Testing must include business failure scenarios, not just technical connectivity. Validate duplicate event handling, partial order completion, network interruption, out-of-sequence messages, and rollback behavior. In manufacturing, the most expensive defects often appear during exception conditions rather than normal transaction flow.

Executive recommendations for SAP and shop floor integration programs

Treat middleware as a strategic manufacturing capability, not a tactical interface tool. It directly influences production continuity, inventory integrity, quality compliance, and the speed of plant modernization. Funding decisions should reflect its role in operational resilience and digital transformation.

Establish joint ownership between enterprise IT, manufacturing operations, and plant engineering. SAP teams alone cannot define all execution semantics, and OT teams alone should not govern enterprise transaction integrity.
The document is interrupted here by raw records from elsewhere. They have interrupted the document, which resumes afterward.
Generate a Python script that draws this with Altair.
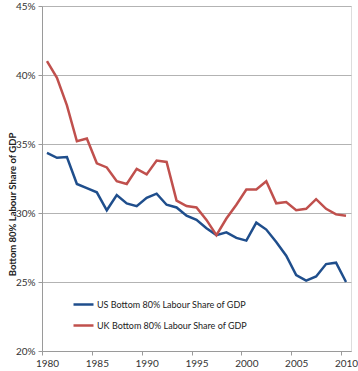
import altair as alt
import pandas as pd

years = list(range(1980, 2011))
us = [34.35, 34.0, 34.05, 32.1, 31.8, 31.5, 30.2, 31.3, 30.7, 30.5,
      31.1, 31.4, 30.6, 30.4, 29.8, 29.5, 28.9, 28.4, 28.6, 28.2,
      28.0, 29.3, 28.8, 27.9, 26.9, 25.5, 25.1, 25.4, 26.3, 26.4, 25.0]
uk = [41.0, 39.8, 37.8, 35.2, 35.4, 33.6, 33.3, 32.3, 32.1, 33.2,
      32.8, 33.8, 33.7, 30.9, 30.5, 30.4, 29.5, 28.4, 29.6, 30.6,
      31.7, 31.7, 32.3, 30.7, 30.8, 30.2, 30.3, 31.0, 30.3, 29.9, 29.8]
series_names = ["US Bottom 80% Labour Share of GDP", "UK Bottom 80% Labour Share of GDP"]
colors = ["#1F4E8C", "#C0504D"]
x_labels = [1980, 1985, 1990, 1995, 2000, 2005, 2010]
y_ticks = [20, 25, 30, 35, 40, 45]

rows = []
for name, vals in zip(series_names, [us, uk]):
    for yr, v in zip(years, vals):
        rows.append({"year": yr, "value": v, "series": name})
df = pd.DataFrame(rows)

FONT = "Lato"

chart = alt.Chart(df).mark_line(strokeWidth=2.5).encode(
    x=alt.X("year:Q",
            scale=alt.Scale(domain=[1979.5, 2010.5], nice=False, zero=False),
            axis=alt.Axis(values=x_labels, title=None, grid=False, format="d",
                          tickOffset=-5, labelOffset=5, tickSize=4,
                          tickColor="#9a9a9a", domainColor="#9a9a9a",
                          labelFont=FONT, labelFontSize=10, labelColor="#333333",
                          labelPadding=3, labelFlush=False)),
    y=alt.Y("value:Q",
            scale=alt.Scale(domain=[20, 45], nice=False, zero=False),
            axis=alt.Axis(values=y_ticks, labelExpr="datum.value + '%'",
                          title="Bottom 80%  Labour Share of GDP",
                          titleFont=FONT, titleFontSize=9.5, titleFontWeight="bold",
                          titleColor="#222222", titleX=-30, titleY=198,
                          titleBaseline="middle", titleAlign="center", titleAngle=-90,
                          grid=True, gridColor="#b3b3b3", gridWidth=1,
                          tickSize=4, tickColor="#9a9a9a", domainColor="#9a9a9a",
                          labelFont=FONT, labelFontSize=10, labelColor="#333333",
                          labelPadding=3)),
    color=alt.Color("series:N",
                    scale=alt.Scale(domain=series_names, range=colors),
                    sort=series_names,
                    legend=alt.Legend(title=None, orient="none", legendX=30, legendY=287,
                                      symbolType="stroke", symbolSize=400,
                                      symbolStrokeWidth=2.5, rowPadding=4,
                                      labelOffset=2,
                                      labelFont=FONT, labelFontSize=9,
                                      labelColor="#222222", labelLimit=300)),
).properties(
    width=309, height=345,
    autosize=alt.AutoSizeParams(type="none"),
    padding={"left": 42, "top": 6, "right": 7, "bottom": 20},
).configure_view(stroke=None).configure(background="white")

chart.save("out.html", embed_options={"renderer": "svg", "actions": False})
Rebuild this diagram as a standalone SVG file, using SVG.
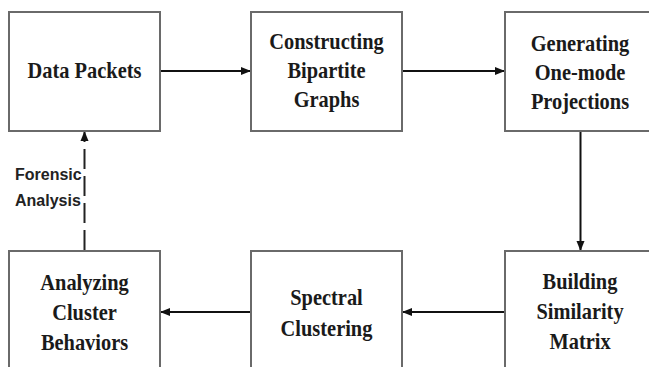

A shared operating model is required for interface design, change control, support escalation, and release management.

Finally, prioritize architectures that support both current plant realities and future cloud expansion. The right middleware strategy allows manufacturers to integrate legacy equipment, modernize SAP landscapes, connect SaaS platforms, and scale standardized workflows across sites without rebuilding interfaces each time the application portfolio changes.